The Medicago-rhizobia-nematode system is a tractable experimental system in which to discriminate between the relative contribution of resource- and defence-based mechanisms to competition in host-associated communities. Controlled inoculations onto aposymbiotic hosts is straightforward because both rhizobia and nematodes are horizontally transmitted. We will use split-root culture system, in which a plant's root system is split into two pots that are independently manipulated, to disentangle local and systemic responses. Thus, in this proposal we will use genetic, physiological and cell biological approaches to test the hypotheses that priority effects are mediated by host defence responses or alternatively by host resource allocation.

Technical Summary

Crosstalk between co-colonizing parasites and mutualistic microbes is a critical understudied feature of host-associated communities. Our past worked showed that nematodes inhibit rhizobia nodulation, while the rhizobia increase susceptibility to nematodes. These reciprocal priority effects are almost certainly maladaptive for the host. Current evidence implicates both host defense-mediated and host resources-mediated factors in determining the outcome of co-incident infections, but how these are balanced and how they impact the different species in the interaction in not understood.

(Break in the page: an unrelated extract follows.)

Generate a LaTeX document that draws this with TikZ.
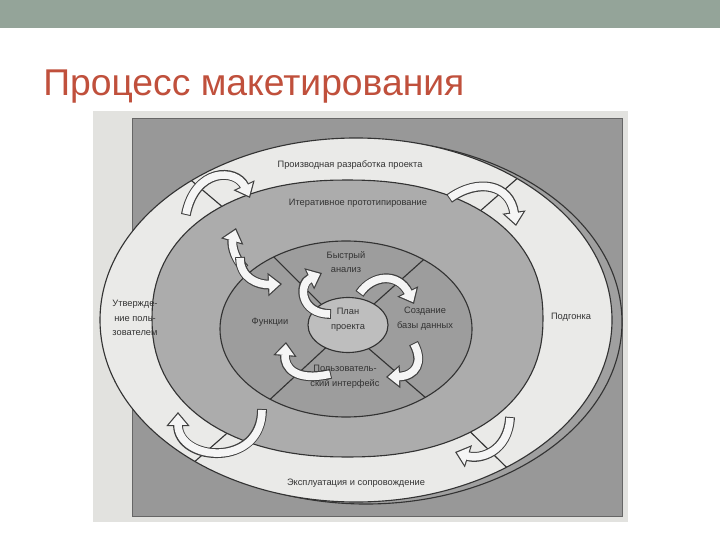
\documentclass[tikz,border=0pt]{standalone}
\usepackage{fontspec}
\setmainfont{Liberation Sans}
\usetikzlibrary{arrows.meta}

\definecolor{barcol}{RGB}{148,164,153}
\definecolor{titlecol}{RGB}{192,80,60}
\definecolor{scancol}{RGB}{226,226,223}
\definecolor{backcol}{RGB}{152,152,152}
\definecolor{shadecol}{RGB}{160,160,160}
\definecolor{ringcol}{RGB}{234,234,232}
\definecolor{midcol}{RGB}{172,172,172}
\definecolor{corecol}{RGB}{157,157,157}
\definecolor{plancol}{RGB}{190,190,190}

% hollow curved arrow: dark outline pass, light fill pass
\newcommand{\turnarrow}[1]{\draw[arrout] #1; \draw[arrin] #1;}

\begin{document}
\begin{tikzpicture}[x=0.025cm, y=0.025cm,
  edge/.style={line width=0.8pt, draw=black!80},
  lbl/.style={font=\fontsize{6.6}{10.5}\selectfont, text=black!80, align=center, inner sep=0pt},
  arrout/.style={line width=7pt, draw=black!75, shorten <=-0.7pt, -{Triangle[length=10pt,width=16pt]}},
  arrin/.style={line width=5.4pt, draw=black!4, shorten >=1.4pt, -{Triangle[length=7.8pt,width=12.6pt]}}]
  \useasboundingbox (0,0) rectangle (720,540);
  \fill[white] (0,0) rectangle (720,540);
  \fill[barcol] (0,512) rectangle (720,540);
  \node[anchor=base west, inner sep=0pt, text=titlecol, font=\fontsize{26.5}{30}\selectfont] (title) at (43,444) {Процесс макетирования};
  % scanned figure
  \fill[scancol] (93,18) rectangle (628,429);
  \draw[line width=0.6pt, draw=black!60, fill=backcol] (132,24) rectangle (622,422);
  \draw[edge, fill=shadecol] (366,218) ellipse [x radius=256, y radius=182];
  \draw[edge, fill=ringcol] (356,220) ellipse [x radius=256, y radius=182];
  \foreach \a in {130,51,231,306} \draw[edge] (356,220) -- ++(\a:256 and 182);
  \draw[edge, fill=midcol] plot[domain=0:360, samples=121] ({347.5+195.5*sign(cos(\x))*abs(cos(\x))^0.9}, {221.5+138.5*sign(sin(\x))*abs(sin(\x))^0.9}) -- cycle;
  \draw[edge, fill=corecol] (346,211) ellipse [x radius=126, y radius=88];
  \foreach \a in {125,52,233,309} \draw[edge] (346,211) -- ++(\a:126 and 88);
  \draw[edge, fill=plancol] (348,215) ellipse [x radius=40, y radius=27.5];
  % arrows
  \turnarrow{(186,326) .. controls (195,372) and (236,372) .. (250,342)}
  \turnarrow{(450,342) .. controls (478,362) and (510,356) .. (516,314)}
  \turnarrow{(244,272) .. controls (232,284) and (232,298) .. (236,312)}
  \turnarrow{(240,282) .. controls (240,262) and (258,255) .. (282,256)}
  \turnarrow{(330,226) .. controls (300,226) and (298,256) .. (322,267)}
  \turnarrow{(360,247) .. controls (372,265) and (398,268) .. (414,236)}
  \turnarrow{(330,166) .. controls (296,158) and (284,172) .. (286,198)}
  \turnarrow{(414,196) .. controls (424,178) and (416,164) .. (386,163)}
  \turnarrow{(262,130) .. controls (262,72) and (178,78) .. (178,128)}
  \turnarrow{(510,122) .. controls (508,88) and (480,80) .. (455,88)}
  % labels
  \node[lbl] (prod) at (350,375) {Производная разработка проекта};
  \node[lbl] (iter) at (358,337) {Итеративное прототипирование};
  \node[lbl] (fast) at (346,278) {Быстрый\\анализ};
  \node[lbl] (func) at (270,218) {Функции};
  \node[lbl] (plan) at (348,220) {План\\проекта};
  \node[lbl] (base) at (425,221) {Создание\\базы данных};
  \node[lbl] (user) at (345,163) {Пользователь-\\ский интерфейс};
  \node[lbl] (okay) at (135,222) {Утвержде-\\ние поль-\\зователем};
  \node[lbl] (tune) at (571,223) {Подгонка};
  \node[lbl] (oper) at (356,57) {Эксплуатация и сопровождение};
\end{tikzpicture}
\end{document}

We propose that host processes are the primary component of co-colonization interactions. Therefore, we will interrogate how the host's defence response and resource allocation underpin competition and mediate parasite-mutualist interactions in the model legume Medicago truncatula. We will experimentally assess host processes and competition outcomes by infecting plants with a crop parasite (the nematode Meloidogyne hapla) that disrupts the symbiosis with nitrogen-fixing Ensifer meliloti bacteria. Further, we will use genetic manipulation to mechanistically tune host processes to determine how this influences the tri-party interaction.

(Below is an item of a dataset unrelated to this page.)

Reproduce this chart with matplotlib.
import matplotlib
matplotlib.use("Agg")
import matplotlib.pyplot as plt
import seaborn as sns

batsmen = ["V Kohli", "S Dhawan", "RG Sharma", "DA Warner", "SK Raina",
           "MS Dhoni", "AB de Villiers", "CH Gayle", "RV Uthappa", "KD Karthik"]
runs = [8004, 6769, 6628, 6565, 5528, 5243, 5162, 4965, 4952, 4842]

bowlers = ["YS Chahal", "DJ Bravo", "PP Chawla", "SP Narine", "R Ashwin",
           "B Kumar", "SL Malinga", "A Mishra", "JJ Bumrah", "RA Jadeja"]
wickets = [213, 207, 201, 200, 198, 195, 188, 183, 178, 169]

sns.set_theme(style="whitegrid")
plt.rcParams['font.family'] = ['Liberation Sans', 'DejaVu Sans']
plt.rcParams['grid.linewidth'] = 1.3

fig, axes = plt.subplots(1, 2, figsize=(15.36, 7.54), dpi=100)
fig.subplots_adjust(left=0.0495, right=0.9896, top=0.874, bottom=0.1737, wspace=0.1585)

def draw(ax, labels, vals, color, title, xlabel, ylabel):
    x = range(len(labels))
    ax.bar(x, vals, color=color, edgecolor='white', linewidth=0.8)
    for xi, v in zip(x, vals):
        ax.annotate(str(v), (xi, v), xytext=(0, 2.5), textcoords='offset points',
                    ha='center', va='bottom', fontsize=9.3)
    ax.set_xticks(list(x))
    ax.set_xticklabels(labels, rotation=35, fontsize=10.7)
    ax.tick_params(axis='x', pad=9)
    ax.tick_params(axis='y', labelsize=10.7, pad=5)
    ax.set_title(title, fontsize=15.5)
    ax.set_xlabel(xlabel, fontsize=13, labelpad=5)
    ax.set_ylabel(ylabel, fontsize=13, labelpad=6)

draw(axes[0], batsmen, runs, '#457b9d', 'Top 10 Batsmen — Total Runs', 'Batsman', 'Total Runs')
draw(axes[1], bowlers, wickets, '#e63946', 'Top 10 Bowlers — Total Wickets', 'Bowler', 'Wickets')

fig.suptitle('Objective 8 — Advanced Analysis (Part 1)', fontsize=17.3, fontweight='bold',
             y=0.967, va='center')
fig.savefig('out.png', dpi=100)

The proposed research will determine the spatiotemporal scale of the reciprocal priority effects between rhizobia and nematodes and develop new tools to manipulate them (Aim 1); interrogate the relative roles of defence (Aim 2) and carbon allocation (Aim 3) in generating priority effects between parasites and symbionts on the same host; and identify genes and pathways that underlie these priority effects (Aim 4). The rhizobium-Medicago nematode system is ideal for interrogating interspecies competition as the system is genetically tractable, phenotypes are quantitative, and the biology underlying individual interactions is well established.